2023-03-26

Why every Software Engineer should do CCNA

There was a guy named Dave. He was a brilliant engineer and had a reputation for being an expert in manufacturing machinary. His colleagues often came to him for solutions on difficult problems.

One day, there was a major malfunction in the manufacturing plant. The plant was down for a few hours, and the company was losing a lot of money. Dave was called in to fix the problem. He took a look at the problem, found root cause within an hour, and fixed the problem. The plant was back up and running in no time.


In the past, I have worked on several different interesting projects. Ranging from local grocery delivery, to helping people setup their own portfolio site within a few clicks. One thing that was common in all of these projects was they were hosted on a server, and hence could be categorized as "Web Applications".

This is why I thought to myself, "Huh, I should learn how the web works". I bought a neat book called Computer Networking - Top-Down Approach, and started reading it. I was amazed at how much I didn't know about the way day-to-day devices work. This is the reason why I turned to CCNA as well.

This also helped me understand the concepts used in daily operations such as Distributed Load Balancing, DNS, Subnets, CIDR blocks, and more. Knowing how the packets are transferred over the network, and what particular layers are in your control, and how the whole HTTP lifecycle works has helped me immensely.
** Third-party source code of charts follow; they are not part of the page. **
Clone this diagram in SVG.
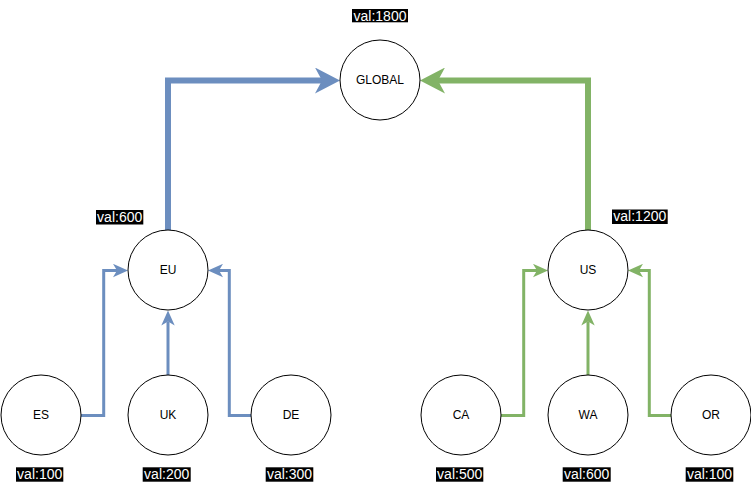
<svg xmlns="http://www.w3.org/2000/svg" width="751" height="490" viewBox="0 0 751 490">
  <style>
    .node circle { fill: #ffffff; stroke: #000000; stroke-width: 1; }
    .node text { font-family: "Liberation Sans", Arial, Helvetica, sans-serif; font-size: 12px; fill: #000000; text-anchor: middle; }
    .lbl rect { fill: #000000; }
    .lbl text { font-family: "Liberation Sans", Arial, Helvetica, sans-serif; font-size: 14px; fill: #ffffff; text-anchor: middle; }
    .blue { fill: none; stroke: #6c8ebf; }
    .green { fill: none; stroke: #82b366; }
    .big { stroke-width: 6; }
    .small { stroke-width: 3; }
  </style>
  <defs>
    <marker id="bigBlue" markerUnits="userSpaceOnUse" markerWidth="26" markerHeight="26" viewBox="0 0 25 26" refX="7" refY="13" orient="auto">
      <path d="M0,0 L25,13 L0,26 L7,13 Z" fill="#6c8ebf"/>
    </marker>
    <marker id="bigGreen" markerUnits="userSpaceOnUse" markerWidth="26" markerHeight="26" viewBox="0 0 25 26" refX="7" refY="13" orient="auto">
      <path d="M0,0 L25,13 L0,26 L7,13 Z" fill="#82b366"/>
    </marker>
    <marker id="smBlue" markerUnits="userSpaceOnUse" markerWidth="15" markerHeight="14" viewBox="0 0 15 13.4" refX="4" refY="6.7" orient="auto">
      <path d="M0,0 L15,6.7 L0,13.4 L4,6.7 Z" fill="#6c8ebf"/>
    </marker>
    <marker id="smGreen" markerUnits="userSpaceOnUse" markerWidth="15" markerHeight="14" viewBox="0 0 15 13.4" refX="4" refY="6.7" orient="auto">
      <path d="M0,0 L15,6.7 L0,13.4 L4,6.7 Z" fill="#82b366"/>
    </marker>
  </defs>

  <g id="connectors">
    <path class="blue big" d="M168,230 V80.5 H322" marker-end="url(#bigBlue)"/>
    <path class="green big" d="M588,230 V80.5 H438" marker-end="url(#bigGreen)"/>
    <path class="blue small" d="M81,415.5 H103.7 V270.5 H117" marker-end="url(#smBlue)"/>
    <path class="blue small" d="M168,375 V321.5" marker-end="url(#smBlue)"/>
    <path class="blue small" d="M251,415.5 H229.3 V270.5 H219" marker-end="url(#smBlue)"/>
    <path class="green small" d="M501,415.5 H523.7 V270.5 H537" marker-end="url(#smGreen)"/>
    <path class="green small" d="M588,375 V321.5" marker-end="url(#smGreen)"/>
    <path class="green small" d="M671,415.5 H649.3 V270.5 H639" marker-end="url(#smGreen)"/>
  </g>

  <g id="GLOBAL" class="node">
    <circle cx="380" cy="80" r="40"/>
    <text x="380" y="84">GLOBAL</text>
  </g>
  <g id="EU" class="node">
    <circle cx="168" cy="270" r="40"/>
    <text x="168" y="274">EU</text>
  </g>
  <g id="US" class="node">
    <circle cx="588" cy="270" r="40"/>
    <text x="588" y="274">US</text>
  </g>
  <g id="ES" class="node">
    <circle cx="41" cy="415" r="40"/>
    <text x="41" y="419">ES</text>
  </g>
  <g id="UK" class="node">
    <circle cx="168" cy="415" r="40"/>
    <text x="168" y="419">UK</text>
  </g>
  <g id="DE" class="node">
    <circle cx="291" cy="415" r="40"/>
    <text x="291" y="419">DE</text>
  </g>
  <g id="CA" class="node">
    <circle cx="461" cy="415" r="40"/>
    <text x="461" y="419">CA</text>
  </g>
  <g id="WA" class="node">
    <circle cx="588" cy="415" r="40"/>
    <text x="588" y="419">WA</text>
  </g>
  <g id="OR" class="node">
    <circle cx="711" cy="415" r="40"/>
    <text x="711" y="419">OR</text>
  </g>

  <g id="labels">
    <g class="lbl"><rect x="352" y="9" width="56" height="13.3"/><text x="380" y="20.5">val:1800</text></g>
    <g class="lbl"><rect x="96" y="210" width="47.3" height="14.5"/><text x="119.7" y="221.5">val:600</text></g>
    <g class="lbl"><rect x="612" y="209.5" width="55.7" height="14.5"/><text x="639.8" y="221">val:1200</text></g>
    <g class="lbl"><rect x="16" y="467.3" width="47.3" height="14.4"/><text x="39.7" y="478.8">val:100</text></g>
    <g class="lbl"><rect x="142.7" y="467.3" width="48" height="14.4"/><text x="166.7" y="478.8">val:200</text></g>
    <g class="lbl"><rect x="265.7" y="467.3" width="47.6" height="14.4"/><text x="289.5" y="478.8">val:300</text></g>
    <g class="lbl"><rect x="436" y="467.3" width="47.3" height="14.4"/><text x="459.7" y="478.8">val:500</text></g>
    <g class="lbl"><rect x="562.7" y="467.3" width="48" height="14.4"/><text x="586.7" y="478.8">val:600</text></g>
    <g class="lbl"><rect x="685.7" y="467.3" width="47.6" height="14.4"/><text x="709.5" y="478.8">val:100</text></g>
  </g>
</svg>
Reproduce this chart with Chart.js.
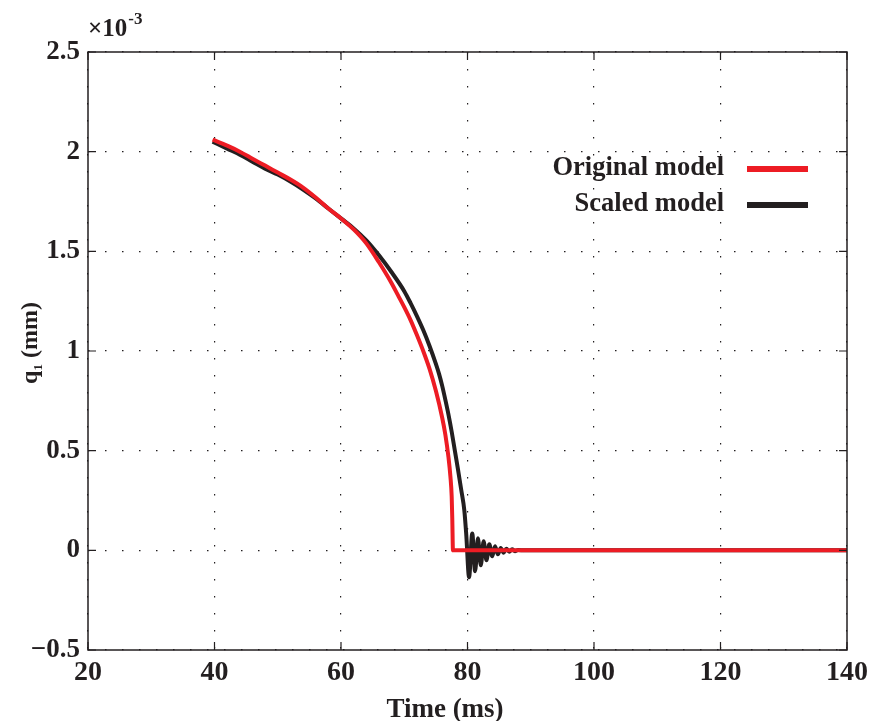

Most of the Software Engineers in the current day deal with the web applications in some manner. Sometimes it is just a regular CRUD application, and sometimes it is a microservice that is part of a larger system. But most of them ignore the very basis of all this - the internet. How and why it works the way it does can help you become more like Dave.

IMO, go over to YouTube and check out NetworkChuck's Playlist on Free CCNA, download the Cisco Packet Tracer, and start tinkering around now.